The president is dispatching "inspectors general" to audit the books, but they had better be a cross between George Patton and Eliot Ness if they are going to master the folkways of Louisiana. Concerns have already been raised about the cronies who surround Governor Blanco. Jim Bernhard, a major financial supporter, last week quit the chairmanship of the state Democratic Party so he could devote himself full time to his company, the Shaw Group, which had just won a $100 million contract from the Feds for reconstruction work. The word around Baton Rouge: friends of state officials are likely to be first in line for subcontracts. The entire spectacle brings gales of bitter laughter from the denizens of the state capital. An alderman once famously said, "Chicago ain't ready for reform." It's not clear whether Baton Rouge is ready, either.
Whoever leads the reconstruction effort--and, in the end, that's George W. Bush--will have to confront deep matters of philosophy, place and race. Everyone agrees that the levees and canals in New Orleans need to be upgraded, and the basic infrastructure restored throughout an area the size of Britain. But beyond that, no one really agrees on means and methods. Democrats see the aftermath of the disaster as a reason not only to cancel Bush's tax cuts but to expand funding of government-based health care, education and training programs. And Democrats in New Orleans want to see neighborhoods rebuilt--even if not especially the poorest of the poor--in the place where they existed before the flood.
The Bush White House has a different vision, one that traces its roots to the Reagan days and those of Bush One, and to the thinking of Jack Kemp. The administration wants to deploy his pet idea--an enterprise zone--throughout the Gulf Coast region, and to use FEMA housing grants, of up to $26,000, to allow New Orleanians, now scattered around the country, to live anywhere they want in whatever kind of housing they can buy or rent.

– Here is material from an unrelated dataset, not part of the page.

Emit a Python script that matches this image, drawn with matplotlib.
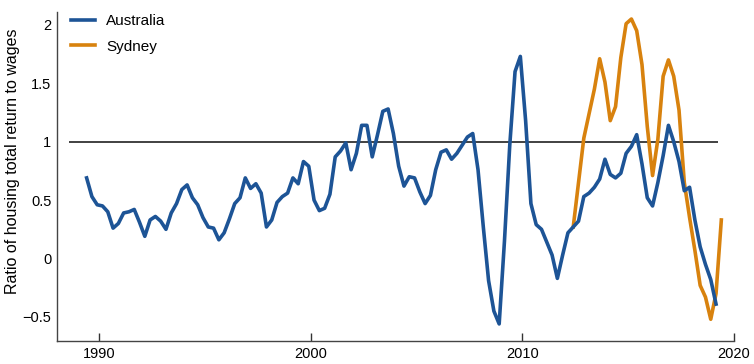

Administration officials say they want to prevent the creation of what some call "FEMA ghettos"--trailer parks that turn into semipermanent, isolated federal projects. "You give people the options and ability to vote with their feet," said a senior administration official, who declined to be named because of the political sensitivity of the issue. But Democrats see a more cynical purpose: to disperse some of the most heavily concentrated--and reliably Democratic--neighborhoods in the country. It's only one of the many incendiary issues with which Bush must now deal. But if he wants a statue in Jackson Square--or just a successful second term--he has no choice but to try.